Manchester quizzed over funding of masturbation paper author

Karl Andersson has long attracted controversy over his interest in sexually suggestive images of teenage boys, so did university investigate this?

August 16, 2022
Karl Andersson
Source: University of Manchester
Karl Andersson

The University of Manchester is facing questions over its funding of a PhD student who published a journal paper on masturbating to Japanese comics after it emerged that he has faced controversy for publishing a magazine featuring sexually suggestive images of teenage boys.

The institution and the Sage journal Qualitative Research are investigating how Karl Andersson was able to publish an article subtitled “Using masturbation as an ethnographic method in research on shota subculture in Japan”, reflecting on a three-month period during which he “masturbated only” to pictures found in the manga comic genre that depicted sexual encounters involving young boys. It has now been removed from the journal’s website.

Alongside scrutiny of any ethics approval associated with the paper and where the research was conducted – possessing fictional images of minors in a pornographic context is banned in the UK but some countries have different rules – scholars have complained that “masturbating to images of young boys and passing it off as scholarship normalises paedophilia”.

Manchester may face questions over why its School of Arts, Languages and Cultures chose to fund Mr Andersson’s PhD, focusing on “how fans of subcultural comics in Japan experience desire and think about sexual identities”, and whether it had vetted his previous work.

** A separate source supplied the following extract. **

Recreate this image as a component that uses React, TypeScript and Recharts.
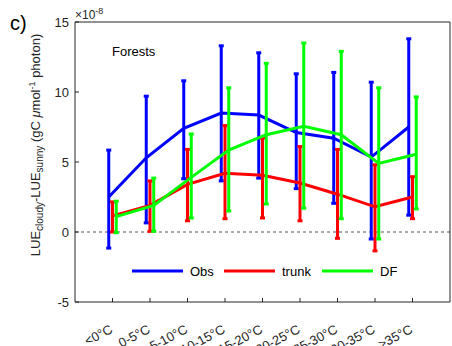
import { ComposedChart, Line, XAxis, YAxis, ErrorBar, ReferenceLine } from 'recharts';

document.body.style.margin = '0';

const categories = ['<0°C', '0-5°C', '5-10°C', '10-15°C', '15-20°C', '20-25°C', '25-30°C', '30-35°C', '>35°C'];
const yTicks = [-5, 0, 5, 10, 15];

// values in units of 1e-8 gC umol-1 photon
const obsMean = [2.5, 5.3, 7.4, 8.5, 8.35, 7.1, 6.7, 5.35, 7.5];
const obsLow = [-1.15, 0.65, 3.8, 3.65, 3.85, 3.1, 2.05, -0.5, 1.2];
const obsHigh = [5.85, 9.7, 10.8, 13.3, 12.8, 11.3, 11.4, 10.7, 13.8];
const trunkMean = [1.15, 1.9, 3.4, 4.2, 4.05, 3.5, 2.7, 1.8, 2.5];
const trunkLow = [0, 0.05, 0.8, 0.95, 1.0, 0.8, -0.45, -1.35, 0.95];
const trunkHigh = [2.15, 3.65, 5.9, 7.6, 6.7, 6.1, 5.9, 4.8, 3.95];
const dfMean = [1.1, 1.9, 3.9, 5.85, 6.95, 7.55, 6.95, 4.9, 5.55];
const dfLow = [-0.05, 0.05, 1.0, 1.5, 2.0, 1.7, 0.95, -0.5, 1.65];
const dfHigh = [2.2, 3.85, 7.0, 10.3, 12.05, 13.5, 12.9, 10.3, 9.65];

const W = 452;
const H = 346;
const PLOT_LEFT = 75;
const PLOT_RIGHT = 450;
const PLOT_TOP = 22;
const PLOT_BOTTOM = 302;
const AXIS = '#262626';
const FONT = '"Liberation Sans", Arial, sans-serif';

const build = (mean: number[], low: number[], high: number[], shift: number) =>
  mean.map((v, i) => ({ x: i + 1 + shift, y: v, err: [v - low[i], high[i] - v] }));

const obsData = build(obsMean, obsLow, obsHigh, -0.1);
const trunkData = build(trunkMean, trunkLow, trunkHigh, 0);
const dfData = build(dfMean, dfLow, dfHigh, 0.1);

const series = [
  { name: 'Obs', data: obsData, color: '#0000ff' },
  { name: 'trunk', data: trunkData, color: '#ff0000' },
  { name: 'DF', data: dfData, color: '#00ff00' },
];

function YTick({ y, payload }: any) {
  return (
    <g>
      <line x1={PLOT_LEFT} x2={PLOT_LEFT + 4} y1={y} y2={y} stroke={AXIS} />
      <text x={PLOT_LEFT - 6} y={y + 4.5} textAnchor="end" fontSize={13} fill={AXIS} fontFamily={FONT}>
        {payload.value}
      </text>
    </g>
  );
}

function RightTick({ y }: any) {
  return <line x1={PLOT_RIGHT} x2={PLOT_RIGHT - 4} y1={y} y2={y} stroke={AXIS} />;
}

function XTick({ x, payload }: any) {
  const tx = x + 1;
  const ty = PLOT_BOTTOM + 30;
  return (
    <g>
      <line x1={x} x2={x} y1={PLOT_BOTTOM} y2={PLOT_BOTTOM - 4} stroke={AXIS} />
      <text x={tx} y={ty} textAnchor="end" fontSize={13} fill={AXIS} fontFamily={FONT}
        transform={`rotate(-28 ${tx} ${ty})`}>
        {categories[payload.value - 1]}
      </text>
    </g>
  );
}

function TopTick({ x }: any) {
  return <line x1={x} x2={x} y1={PLOT_TOP} y2={PLOT_TOP + 4} stroke={AXIS} />;
}

export default function App() {
  return (
    <div style={{ position: 'relative', width: W, height: H, background: '#fff', fontFamily: FONT }}>
      <ComposedChart width={W} height={H}
        margin={{ top: PLOT_TOP, right: W - PLOT_RIGHT, bottom: 0, left: 0 }}>
        <XAxis dataKey="x" type="number" domain={[0, 10]} ticks={[1, 2, 3, 4, 5, 6, 7, 8, 9]}
          tick={<XTick />} tickLine={false} stroke={AXIS} height={H - PLOT_BOTTOM} allowDataOverflow />
        <XAxis xAxisId="top" orientation="top" mirror type="number" domain={[0, 10]}
          ticks={[1, 2, 3, 4, 5, 6, 7, 8, 9]} tick={<TopTick />} tickLine={false} stroke={AXIS} />
        <YAxis type="number" domain={[-5, 15]} ticks={yTicks} tick={<YTick />} tickLine={false}
          stroke={AXIS} width={PLOT_LEFT} allowDataOverflow />
        <YAxis yAxisId="right" orientation="right" mirror type="number" domain={[-5, 15]} ticks={yTicks}
          tick={<RightTick />} tickLine={false} stroke={AXIS} />
        <ReferenceLine y={0} stroke="#555" strokeDasharray="3 3" />
        {series.map((s) => (
          <Line key={s.name} data={s.data} dataKey="y" stroke={s.color} strokeWidth={3} dot={false}
            isAnimationActive={false} legendType="line">
            <ErrorBar dataKey="err" direction="y" stroke={s.color} strokeWidth={3} width={2.5}
              isAnimationActive={false} />
          </Line>
        ))}
      </ComposedChart>

      <svg width={W} height={H} style={{ position: 'absolute', left: 0, top: 0, pointerEvents: 'none' }}
        fontFamily={FONT}>
        <text x={10} y={30} fontSize={20} fill="#000">c)</text>
        <text x={75} y={19} fontSize={12} fill={AXIS}>
          ×10<tspan fontSize={9} dy={-5}>-8</tspan>
        </text>
        <text x={112} y={56} fontSize={13} fill="#000">Forests</text>
        <text transform="rotate(-90 40 145)" x={40} y={145} textAnchor="middle" fontSize={13} fill={AXIS}>
          LUE<tspan fontSize={10} dy={3}>cloudy</tspan>
          <tspan dy={-3}>-LUE</tspan>
          <tspan fontSize={10} dy={3}>sunny</tspan>
          <tspan dy={-3}> (gC </tspan>
          <tspan fontStyle="italic">μ</tspan>
          <tspan>mol</tspan>
          <tspan fontSize={9} dy={-5}>-1</tspan>
          <tspan dy={5}> photon)</tspan>
        </text>
        {series.map((s, i) => {
          const lx = [132, 224, 322][i];
          return (
            <g key={s.name}>
              <line x1={lx} x2={lx + 51} y1={271} y2={271} stroke={s.color} strokeWidth={3} />
              <text x={lx + 58} y={275.5} fontSize={13} fill="#000">{s.name}</text>
            </g>
          );
        })}
      </svg>
    </div>
  );
}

Mr Andersson, who is in his mid-forties, faced criticism in his native Sweden over the magazine Destroyer, which featured pictures of semi-naked adolescent boys. The magazine, which he ran from 2006 to 2010, was described by the US gay magazine Out in 2012 as a “paean to the love of boys – young boys”.

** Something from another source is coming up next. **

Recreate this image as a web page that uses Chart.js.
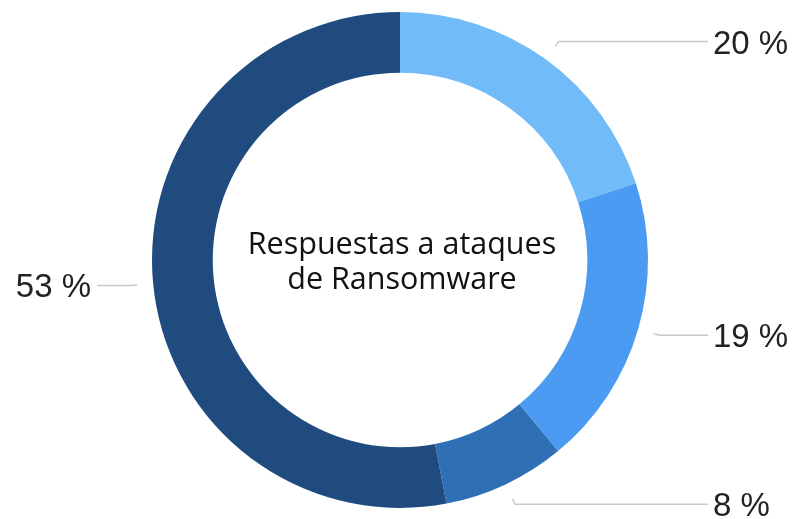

In an interview with Out, Mr Andersson questioned why Destroyer had faced criticism from child protection activists for “sexualising children” when many provocative images of teenage girls in mainstream publications did not face censure.

Mr Andersson was later criticised for his website Breaking Boys News, which featured similar images.

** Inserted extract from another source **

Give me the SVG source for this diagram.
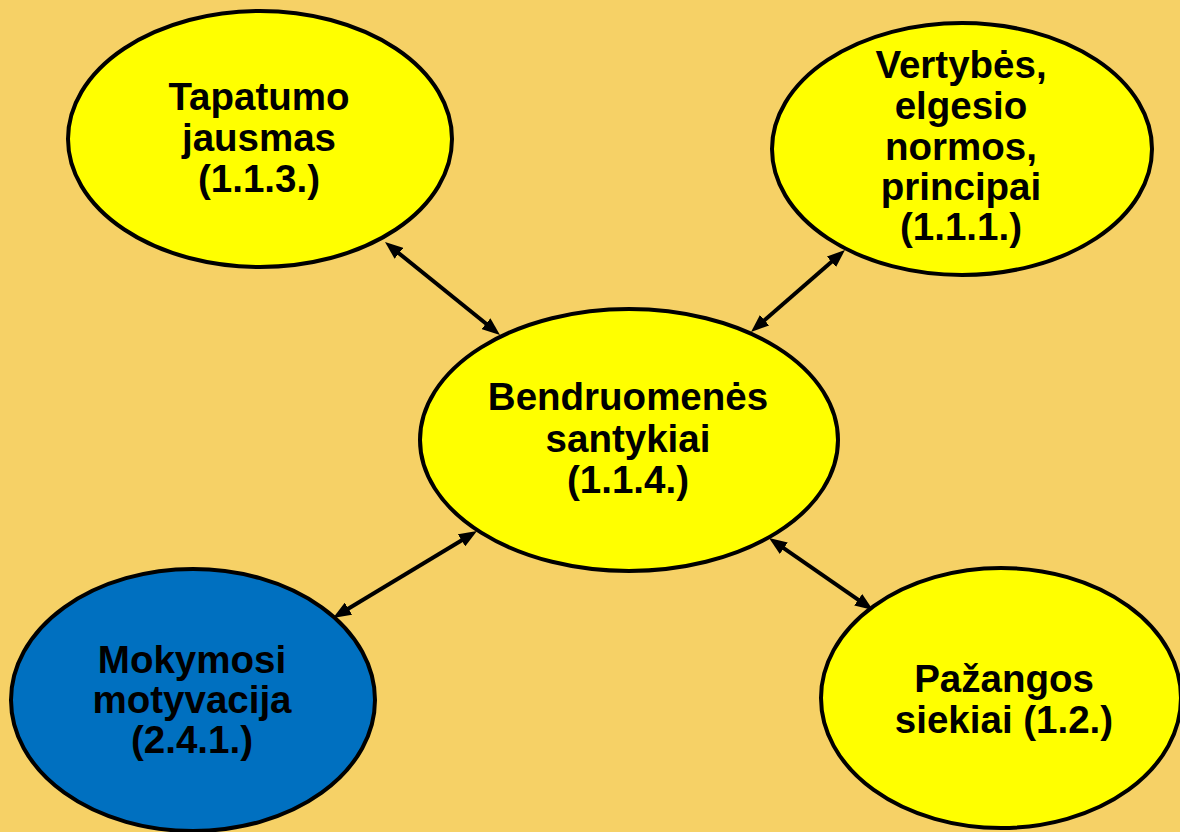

A Vice article published in November 2012 described the site as “essentially made up of violent, sexual headlines about young boys, illustrated with pictures of pre-pubescent boys in sexualised poses, half-naked and occasionally not wearing any pants”, although the headlines did not relate to those individuals shown.

“It’s not technically child porn, but it is really fucked up,” the writer concluded.

Speaking to Vice, Mr Andersson reflected: “It’s funny how it’s totally okay, even the norm, for a teenage girl to pose in a sexy way on magazine covers, but as soon as it’s a boy people get upset.”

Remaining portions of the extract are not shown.